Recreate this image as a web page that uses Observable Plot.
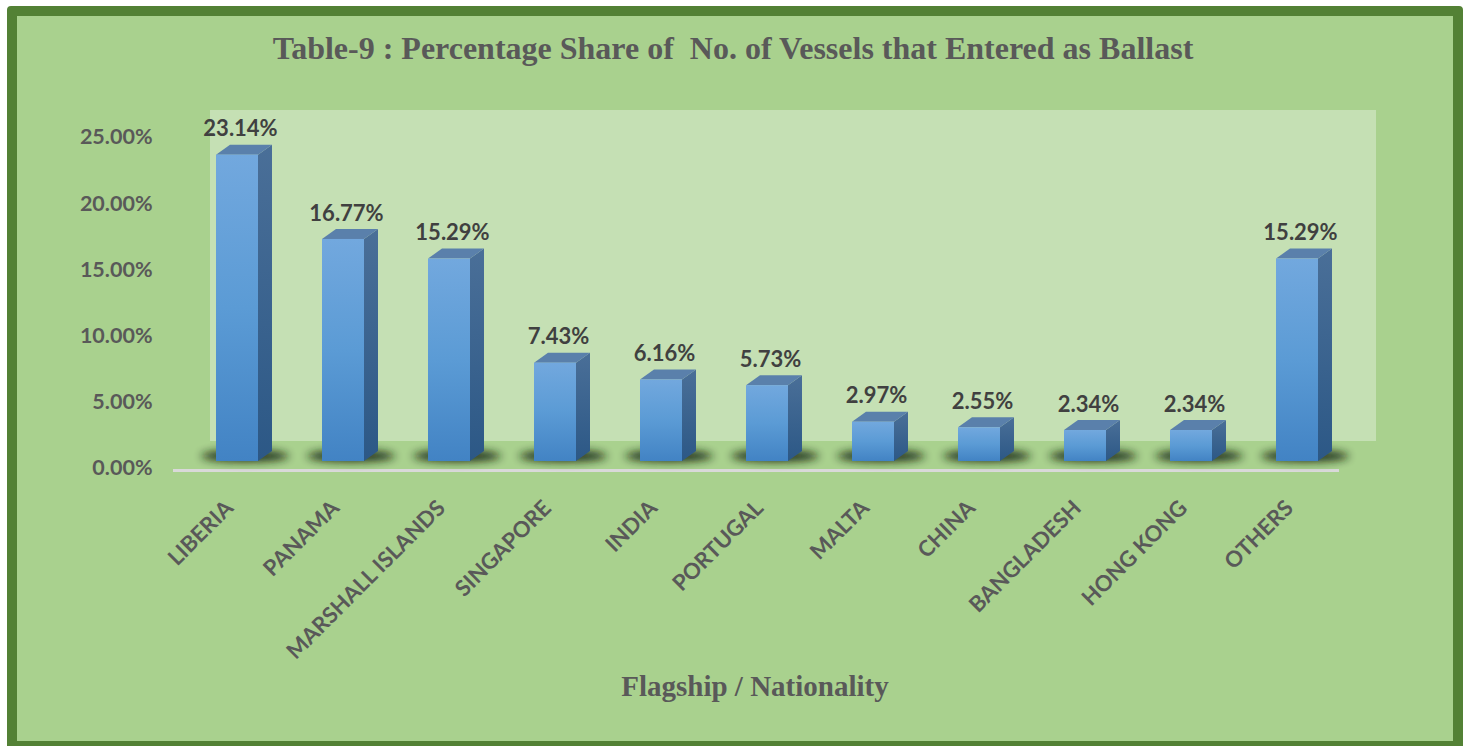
<!DOCTYPE html>
<html>
<head>
<meta charset="utf-8">
<script src="https://cdn.jsdelivr.net/npm/d3@7"></script>
<script src="https://cdn.jsdelivr.net/npm/@observablehq/plot@0.6"></script>
<style>
  html, body { margin: 0; padding: 0; background: #ffffff; }
  #page { position: relative; width: 1470px; height: 746px; overflow: hidden; }
  #frame { position: absolute; left: 7px; top: 6px; width: 1456px; height: 745px; box-sizing: border-box;
           border: 10px solid #538135; border-radius: 4px; background: #a9d18e; }
  #title { position: absolute; left: 0; top: 30px; width: 1466px; text-align: center;
           font-family: "Liberation Serif", serif; font-weight: bold; font-size: 32px; color: #595959; white-space: pre; }
  #xtitle { position: absolute; left: 0; top: 670px; width: 1510px; text-align: center;
           font-family: "Liberation Serif", serif; font-weight: bold; font-size: 29px; color: #595959; }
  #chart { position: absolute; left: 0; top: 0; }
</style>
</head>
<body>
<div id="page">
  <div id="frame"></div>
  <div id="chart"></div>
  <div id="title">Table-9 : Percentage Share of  No. of Vessels that Entered as Ballast</div>
  <div id="xtitle">Flagship / Nationality</div>
</div>
<script>
const countries = ["LIBERIA", "PANAMA", "MARSHALL ISLANDS", "SINGAPORE", "INDIA", "PORTUGAL", "MALTA", "CHINA", "BANGLADESH", "HONG KONG", "OTHERS"];
const shares = [23.14, 16.77, 15.29, 7.43, 6.16, 5.73, 2.97, 2.55, 2.34, 2.34, 15.29];
const yTicks = [0, 5, 10, 15, 20, 25];

const data = countries.map((c, i) => ({country: c, share: shares[i]}));

const DX = 14, DY = 10; // bar depth
const labelFont = "Lato, 'Open Sans', sans-serif";

function bars3d(index, scales, values, dimensions, context) {
  const bw = scales.x.bandwidth();
  const g = d3.create("svg:g");
  const defs = g.append("defs");
  const gf = defs.append("linearGradient").attr("id", "gFront").attr("x1", 0).attr("y1", 0).attr("x2", 0).attr("y2", 1);
  gf.append("stop").attr("offset", "0%").attr("stop-color", "#72a8de");
  gf.append("stop").attr("offset", "50%").attr("stop-color", "#5b9bd5");
  gf.append("stop").attr("offset", "100%").attr("stop-color", "#4283c4");
  const gs = defs.append("linearGradient").attr("id", "gSide").attr("x1", 0).attr("y1", 0).attr("x2", 0).attr("y2", 1);
  gs.append("stop").attr("offset", "0%").attr("stop-color", "#4a6f98");
  gs.append("stop").attr("offset", "100%").attr("stop-color", "#2c5886");
  const blur = defs.append("filter").attr("id", "shadowBlur").attr("x", "-50%").attr("y", "-200%").attr("width", "200%").attr("height", "500%");
  blur.append("feGaussianBlur").attr("stdDeviation", 4);

  for (const i of index) {
    const x = values.x[i];
    const yb = Math.max(values.y1[i], values.y2[i]);
    g.append("ellipse")
      .attr("cx", x + bw / 2 + 8).attr("cy", yb - 5)
      .attr("rx", bw * 1.05).attr("ry", 6)
      .attr("fill", "#18220f").attr("opacity", 0.9)
      .attr("filter", "url(#shadowBlur)");
  }
  for (const i of index) {
    const x = values.x[i];
    const yt = Math.min(values.y1[i], values.y2[i]);
    const yb = Math.max(values.y1[i], values.y2[i]);
    g.append("polygon")
      .attr("points", [[x + bw, yb], [x + bw + DX, yb - DY], [x + bw + DX, yt - DY], [x + bw, yt]].join(" "))
      .attr("fill", "url(#gSide)");
    g.append("polygon")
      .attr("points", [[x, yt], [x + DX, yt - DY], [x + bw + DX, yt - DY], [x + bw, yt]].join(" "))
      .attr("fill", "#5a80ab");
    g.append("rect")
      .attr("x", x).attr("y", yt).attr("width", bw).attr("height", yb - yt)
      .attr("fill", "url(#gFront)");
  }
  return g.node();
}

const chart = Plot.plot({
  width: 1470,
  height: 746,
  marginLeft: 184,
  marginRight: 120,
  marginTop: 130,
  marginBottom: 285,
  style: {background: "transparent", overflow: "visible"},
  x: {domain: countries, paddingInner: 0.6, paddingOuter: 0.3, axis: null},
  y: {domain: [0, d3.max(yTicks)], axis: null},
  marks: [
    Plot.rect([0], {y1: 0, y2: d3.max(yTicks), dx: 26, dy: -20, fill: "#c5e0b4"}),
    Plot.ruleY([0], {dx: -11, dy: 9, stroke: "#d9d9d9", strokeWidth: 3}),
    Plot.barY(data, {x: "country", y: "share", render: bars3d}),
    Plot.text(yTicks, {
      frameAnchor: "left", y: d => d, text: d => d.toFixed(2) + "%",
      textAnchor: "end", dx: -32, dy: 7,
      fontSize: 21.5, fontWeight: "bold", fontFamily: labelFont, fill: "#595959"
    }),
    Plot.text(data, {
      x: "country", y: "share", text: d => d.share.toFixed(2) + "%",
      dx: 3, dy: -26,
      fontSize: 22, fontWeight: "bold", fontFamily: labelFont, fill: "#404040"
    }),
    Plot.text(data, {
      x: "country", y: () => 0, text: "country",
      rotate: -45, textAnchor: "end", dx: -8, dy: 43,
      fontSize: 22, fontWeight: "bold", fontFamily: labelFont, fill: "#595959"
    })
  ]
});
document.getElementById("chart").appendChild(chart);
</script>
</body>
</html>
━━━━━━━━━━━━━━━━
Given instruction
Your task is to repeat the data above exactly while excluding the pictures.

Exercise answer
Recreate this image as a web page that uses Observable Plot.
<!DOCTYPE html>
<html>
<head>
<meta charset="utf-8">
<script src="https://cdn.jsdelivr.net/npm/d3@7"></script>
<script src="https://cdn.jsdelivr.net/npm/@observablehq/plot@0.6"></script>
<style>
  html, body { margin: 0; padding: 0; background: #ffffff; }
  #page { position: relative; width: 1470px; height: 746px; overflow: hidden; }
  #frame { position: absolute; left: 7px; top: 6px; width: 1456px; height: 745px; box-sizing: border-box;
           border: 10px solid #538135; border-radius: 4px; background: #a9d18e; }
  #title { position: absolute; left: 0; top: 30px; width: 1466px; text-align: center;
           font-family: "Liberation Serif", serif; font-weight: bold; font-size: 32px; color: #595959; white-space: pre; }
  #xtitle { position: absolute; left: 0; top: 670px; width: 1510px; text-align: center;
           font-family: "Liberation Serif", serif; font-weight: bold; font-size: 29px; color: #595959; }
  #chart { position: absolute; left: 0; top: 0; }
</style>
</head>
<body>
<div id="page">
  <div id="frame"></div>
  <div id="chart"></div>
  <div id="title">Table-9 : Percentage Share of  No. of Vessels that Entered as Ballast</div>
  <div id="xtitle">Flagship / Nationality</div>
</div>
<script>
const countries = ["LIBERIA", "PANAMA", "MARSHALL ISLANDS", "SINGAPORE", "INDIA", "PORTUGAL", "MALTA", "CHINA", "BANGLADESH", "HONG KONG", "OTHERS"];
const shares = [23.14, 16.77, 15.29, 7.43, 6.16, 5.73, 2.97, 2.55, 2.34, 2.34, 15.29];
const yTicks = [0, 5, 10, 15, 20, 25];

const data = countries.map((c, i) => ({country: c, share: shares[i]}));

const DX = 14, DY = 10; // bar depth
const labelFont = "Lato, 'Open Sans', sans-serif";

function bars3d(index, scales, values, dimensions, context) {
  const bw = scales.x.bandwidth();
  const g = d3.create("svg:g");
  const defs = g.append("defs");
  const gf = defs.append("linearGradient").attr("id", "gFront").attr("x1", 0).attr("y1", 0).attr("x2", 0).attr("y2", 1);
  gf.append("stop").attr("offset", "0%").attr("stop-color", "#72a8de");
  gf.append("stop").attr("offset", "50%").attr("stop-color", "#5b9bd5");
  gf.append("stop").attr("offset", "100%").attr("stop-color", "#4283c4");
  const gs = defs.append("linearGradient").attr("id", "gSide").attr("x1", 0).attr("y1", 0).attr("x2", 0).attr("y2", 1);
  gs.append("stop").attr("offset", "0%").attr("stop-color", "#4a6f98");
  gs.append("stop").attr("offset", "100%").attr("stop-color", "#2c5886");
  const blur = defs.append("filter").attr("id", "shadowBlur").attr("x", "-50%").attr("y", "-200%").attr("width", "200%").attr("height", "500%");
  blur.append("feGaussianBlur").attr("stdDeviation", 4);

  for (const i of index) {
    const x = values.x[i];
    const yb = Math.max(values.y1[i], values.y2[i]);
    g.append("ellipse")
      .attr("cx", x + bw / 2 + 8).attr("cy", yb - 5)
      .attr("rx", bw * 1.05).attr("ry", 6)
      .attr("fill", "#18220f").attr("opacity", 0.9)
      .attr("filter", "url(#shadowBlur)");
  }
  for (const i of index) {
    const x = values.x[i];
    const yt = Math.min(values.y1[i], values.y2[i]);
    const yb = Math.max(values.y1[i], values.y2[i]);
    g.append("polygon")
      .attr("points", [[x + bw, yb], [x + bw + DX, yb - DY], [x + bw + DX, yt - DY], [x + bw, yt]].join(" "))
      .attr("fill", "url(#gSide)");
    g.append("polygon")
      .attr("points", [[x, yt], [x + DX, yt - DY], [x + bw + DX, yt - DY], [x + bw, yt]].join(" "))
      .attr("fill", "#5a80ab");
    g.append("rect")
      .attr("x", x).attr("y", yt).attr("width", bw).attr("height", yb - yt)
      .attr("fill", "url(#gFront)");
  }
  return g.node();
}

const chart = Plot.plot({
  width: 1470,
  height: 746,
  marginLeft: 184,
  marginRight: 120,
  marginTop: 130,
  marginBottom: 285,
  style: {background: "transparent", overflow: "visible"},
  x: {domain: countries, paddingInner: 0.6, paddingOuter: 0.3, axis: null},
  y: {domain: [0, d3.max(yTicks)], axis: null},
  marks: [
    Plot.rect([0], {y1: 0, y2: d3.max(yTicks), dx: 26, dy: -20, fill: "#c5e0b4"}),
    Plot.ruleY([0], {dx: -11, dy: 9, stroke: "#d9d9d9", strokeWidth: 3}),
    Plot.barY(data, {x: "country", y: "share", render: bars3d}),
    Plot.text(yTicks, {
      frameAnchor: "left", y: d => d, text: d => d.toFixed(2) + "%",
      textAnchor: "end", dx: -32, dy: 7,
      fontSize: 21.5, fontWeight: "bold", fontFamily: labelFont, fill: "#595959"
    }),
    Plot.text(data, {
      x: "country", y: "share", text: d => d.share.toFixed(2) + "%",
      dx: 3, dy: -26,
      fontSize: 22, fontWeight: "bold", fontFamily: labelFont, fill: "#404040"
    }),
    Plot.text(data, {
      x: "country", y: () => 0, text: "country",
      rotate: -45, textAnchor: "end", dx: -8, dy: 43,
      fontSize: 22, fontWeight: "bold", fontFamily: labelFont, fill: "#595959"
    })
  ]
});
document.getElementById("chart").appendChild(chart);
</script>
</body>
</html>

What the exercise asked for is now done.